▸ **GIVEN TASK**
Omit all pictures, then retype the data exactly as given.

▸ **GIVEN INFORMATION**
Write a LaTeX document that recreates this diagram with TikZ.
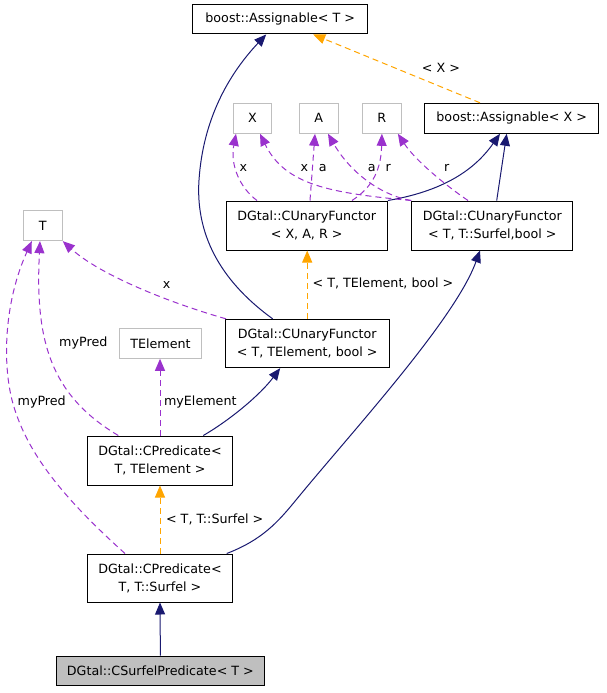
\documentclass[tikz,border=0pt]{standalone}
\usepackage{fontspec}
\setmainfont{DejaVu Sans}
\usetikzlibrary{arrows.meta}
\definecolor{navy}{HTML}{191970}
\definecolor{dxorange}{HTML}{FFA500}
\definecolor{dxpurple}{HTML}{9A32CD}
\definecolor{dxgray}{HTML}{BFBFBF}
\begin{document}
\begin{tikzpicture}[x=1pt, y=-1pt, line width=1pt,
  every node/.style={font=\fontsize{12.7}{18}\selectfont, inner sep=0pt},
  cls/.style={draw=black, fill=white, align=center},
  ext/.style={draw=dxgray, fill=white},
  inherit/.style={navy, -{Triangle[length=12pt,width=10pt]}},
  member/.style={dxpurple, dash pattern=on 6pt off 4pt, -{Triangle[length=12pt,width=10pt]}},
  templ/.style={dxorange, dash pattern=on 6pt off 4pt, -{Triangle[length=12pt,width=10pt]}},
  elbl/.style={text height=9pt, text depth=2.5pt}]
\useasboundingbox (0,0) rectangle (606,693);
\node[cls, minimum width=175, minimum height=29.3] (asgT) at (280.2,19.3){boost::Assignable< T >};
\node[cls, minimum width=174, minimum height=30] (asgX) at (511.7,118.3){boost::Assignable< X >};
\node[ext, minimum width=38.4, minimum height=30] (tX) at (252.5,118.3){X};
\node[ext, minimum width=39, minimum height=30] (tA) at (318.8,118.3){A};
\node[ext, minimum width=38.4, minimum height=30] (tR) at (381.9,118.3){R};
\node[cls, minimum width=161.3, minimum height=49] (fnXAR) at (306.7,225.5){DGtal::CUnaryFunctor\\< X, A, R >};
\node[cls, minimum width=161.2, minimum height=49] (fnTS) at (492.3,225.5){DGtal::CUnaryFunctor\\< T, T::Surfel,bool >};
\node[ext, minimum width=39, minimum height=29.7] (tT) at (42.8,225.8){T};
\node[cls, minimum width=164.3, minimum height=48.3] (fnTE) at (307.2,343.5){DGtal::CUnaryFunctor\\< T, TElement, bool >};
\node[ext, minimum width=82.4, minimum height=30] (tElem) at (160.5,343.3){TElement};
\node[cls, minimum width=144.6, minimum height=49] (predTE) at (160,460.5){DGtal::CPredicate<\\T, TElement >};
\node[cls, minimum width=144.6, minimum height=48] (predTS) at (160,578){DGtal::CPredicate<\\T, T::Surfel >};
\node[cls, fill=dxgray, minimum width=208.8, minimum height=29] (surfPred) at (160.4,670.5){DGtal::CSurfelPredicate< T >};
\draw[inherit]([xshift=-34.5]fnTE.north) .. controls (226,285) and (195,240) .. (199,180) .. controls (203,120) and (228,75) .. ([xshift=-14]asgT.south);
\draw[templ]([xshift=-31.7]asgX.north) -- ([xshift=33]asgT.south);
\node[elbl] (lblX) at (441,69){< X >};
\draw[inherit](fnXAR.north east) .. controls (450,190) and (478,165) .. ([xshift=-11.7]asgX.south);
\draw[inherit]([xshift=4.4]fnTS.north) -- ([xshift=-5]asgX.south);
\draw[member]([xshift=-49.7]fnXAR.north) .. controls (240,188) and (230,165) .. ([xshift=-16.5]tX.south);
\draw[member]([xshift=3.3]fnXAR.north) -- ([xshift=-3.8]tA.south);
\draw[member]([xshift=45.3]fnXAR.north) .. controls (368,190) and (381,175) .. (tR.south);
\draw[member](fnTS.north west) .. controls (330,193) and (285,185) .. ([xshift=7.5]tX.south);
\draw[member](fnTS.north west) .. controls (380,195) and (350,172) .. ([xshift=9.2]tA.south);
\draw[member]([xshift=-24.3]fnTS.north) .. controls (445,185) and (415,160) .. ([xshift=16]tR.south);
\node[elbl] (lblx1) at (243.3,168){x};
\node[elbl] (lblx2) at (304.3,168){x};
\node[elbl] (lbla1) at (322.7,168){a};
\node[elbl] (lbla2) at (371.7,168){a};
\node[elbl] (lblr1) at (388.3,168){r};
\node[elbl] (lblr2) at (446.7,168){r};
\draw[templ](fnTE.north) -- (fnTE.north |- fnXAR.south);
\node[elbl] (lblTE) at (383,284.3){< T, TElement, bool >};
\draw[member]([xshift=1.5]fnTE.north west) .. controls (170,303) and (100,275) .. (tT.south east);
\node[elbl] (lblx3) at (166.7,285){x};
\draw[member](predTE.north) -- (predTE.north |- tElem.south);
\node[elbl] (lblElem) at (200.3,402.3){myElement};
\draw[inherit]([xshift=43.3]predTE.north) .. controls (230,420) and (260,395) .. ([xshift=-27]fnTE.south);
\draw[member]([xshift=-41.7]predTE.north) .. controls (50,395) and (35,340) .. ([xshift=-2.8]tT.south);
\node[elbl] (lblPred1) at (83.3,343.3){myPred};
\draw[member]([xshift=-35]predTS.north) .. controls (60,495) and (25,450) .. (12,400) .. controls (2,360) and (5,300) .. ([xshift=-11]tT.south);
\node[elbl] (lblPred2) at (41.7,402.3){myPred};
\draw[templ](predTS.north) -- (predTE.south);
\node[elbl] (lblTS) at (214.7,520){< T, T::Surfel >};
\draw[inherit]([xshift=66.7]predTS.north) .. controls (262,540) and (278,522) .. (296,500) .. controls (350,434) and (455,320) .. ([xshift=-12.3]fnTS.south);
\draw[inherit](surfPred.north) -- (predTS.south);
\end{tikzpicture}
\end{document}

▸ **FINAL ANSWER**
Write a LaTeX document that recreates this diagram with TikZ.
\documentclass[tikz,border=0pt]{standalone}
\usepackage{fontspec}
\setmainfont{DejaVu Sans}
\usetikzlibrary{arrows.meta}
\definecolor{navy}{HTML}{191970}
\definecolor{dxorange}{HTML}{FFA500}
\definecolor{dxpurple}{HTML}{9A32CD}
\definecolor{dxgray}{HTML}{BFBFBF}
\begin{document}
\begin{tikzpicture}[x=1pt, y=-1pt, line width=1pt,
  every node/.style={font=\fontsize{12.7}{18}\selectfont, inner sep=0pt},
  cls/.style={draw=black, fill=white, align=center},
  ext/.style={draw=dxgray, fill=white},
  inherit/.style={navy, -{Triangle[length=12pt,width=10pt]}},
  member/.style={dxpurple, dash pattern=on 6pt off 4pt, -{Triangle[length=12pt,width=10pt]}},
  templ/.style={dxorange, dash pattern=on 6pt off 4pt, -{Triangle[length=12pt,width=10pt]}},
  elbl/.style={text height=9pt, text depth=2.5pt}]
\useasboundingbox (0,0) rectangle (606,693);
\node[cls, minimum width=175, minimum height=29.3] (asgT) at (280.2,19.3){boost::Assignable< T >};
\node[cls, minimum width=174, minimum height=30] (asgX) at (511.7,118.3){boost::Assignable< X >};
\node[ext, minimum width=38.4, minimum height=30] (tX) at (252.5,118.3){X};
\node[ext, minimum width=39, minimum height=30] (tA) at (318.8,118.3){A};
\node[ext, minimum width=38.4, minimum height=30] (tR) at (381.9,118.3){R};
\node[cls, minimum width=161.3, minimum height=49] (fnXAR) at (306.7,225.5){DGtal::CUnaryFunctor\\< X, A, R >};
\node[cls, minimum width=161.2, minimum height=49] (fnTS) at (492.3,225.5){DGtal::CUnaryFunctor\\< T, T::Surfel,bool >};
\node[ext, minimum width=39, minimum height=29.7] (tT) at (42.8,225.8){T};
\node[cls, minimum width=164.3, minimum height=48.3] (fnTE) at (307.2,343.5){DGtal::CUnaryFunctor\\< T, TElement, bool >};
\node[ext, minimum width=82.4, minimum height=30] (tElem) at (160.5,343.3){TElement};
\node[cls, minimum width=144.6, minimum height=49] (predTE) at (160,460.5){DGtal::CPredicate<\\T, TElement >};
\node[cls, minimum width=144.6, minimum height=48] (predTS) at (160,578){DGtal::CPredicate<\\T, T::Surfel >};
\node[cls, fill=dxgray, minimum width=208.8, minimum height=29] (surfPred) at (160.4,670.5){DGtal::CSurfelPredicate< T >};
\draw[inherit]([xshift=-34.5]fnTE.north) .. controls (226,285) and (195,240) .. (199,180) .. controls (203,120) and (228,75) .. ([xshift=-14]asgT.south);
\draw[templ]([xshift=-31.7]asgX.north) -- ([xshift=33]asgT.south);
\node[elbl] (lblX) at (441,69){< X >};
\draw[inherit](fnXAR.north east) .. controls (450,190) and (478,165) .. ([xshift=-11.7]asgX.south);
\draw[inherit]([xshift=4.4]fnTS.north) -- ([xshift=-5]asgX.south);
\draw[member]([xshift=-49.7]fnXAR.north) .. controls (240,188) and (230,165) .. ([xshift=-16.5]tX.south);
\draw[member]([xshift=3.3]fnXAR.north) -- ([xshift=-3.8]tA.south);
\draw[member]([xshift=45.3]fnXAR.north) .. controls (368,190) and (381,175) .. (tR.south);
\draw[member](fnTS.north west) .. controls (330,193) and (285,185) .. ([xshift=7.5]tX.south);
\draw[member](fnTS.north west) .. controls (380,195) and (350,172) .. ([xshift=9.2]tA.south);
\draw[member]([xshift=-24.3]fnTS.north) .. controls (445,185) and (415,160) .. ([xshift=16]tR.south);
\node[elbl] (lblx1) at (243.3,168){x};
\node[elbl] (lblx2) at (304.3,168){x};
\node[elbl] (lbla1) at (322.7,168){a};
\node[elbl] (lbla2) at (371.7,168){a};
\node[elbl] (lblr1) at (388.3,168){r};
\node[elbl] (lblr2) at (446.7,168){r};
\draw[templ](fnTE.north) -- (fnTE.north |- fnXAR.south);
\node[elbl] (lblTE) at (383,284.3){< T, TElement, bool >};
\draw[member]([xshift=1.5]fnTE.north west) .. controls (170,303) and (100,275) .. (tT.south east);
\node[elbl] (lblx3) at (166.7,285){x};
\draw[member](predTE.north) -- (predTE.north |- tElem.south);
\node[elbl] (lblElem) at (200.3,402.3){myElement};
\draw[inherit]([xshift=43.3]predTE.north) .. controls (230,420) and (260,395) .. ([xshift=-27]fnTE.south);
\draw[member]([xshift=-41.7]predTE.north) .. controls (50,395) and (35,340) .. ([xshift=-2.8]tT.south);
\node[elbl] (lblPred1) at (83.3,343.3){myPred};
\draw[member]([xshift=-35]predTS.north) .. controls (60,495) and (25,450) .. (12,400) .. controls (2,360) and (5,300) .. ([xshift=-11]tT.south);
\node[elbl] (lblPred2) at (41.7,402.3){myPred};
\draw[templ](predTS.north) -- (predTE.south);
\node[elbl] (lblTS) at (214.7,520){< T, T::Surfel >};
\draw[inherit]([xshift=66.7]predTS.north) .. controls (262,540) and (278,522) .. (296,500) .. controls (350,434) and (455,320) .. ([xshift=-12.3]fnTS.south);
\draw[inherit](surfPred.north) -- (predTS.south);
\end{tikzpicture}
\end{document}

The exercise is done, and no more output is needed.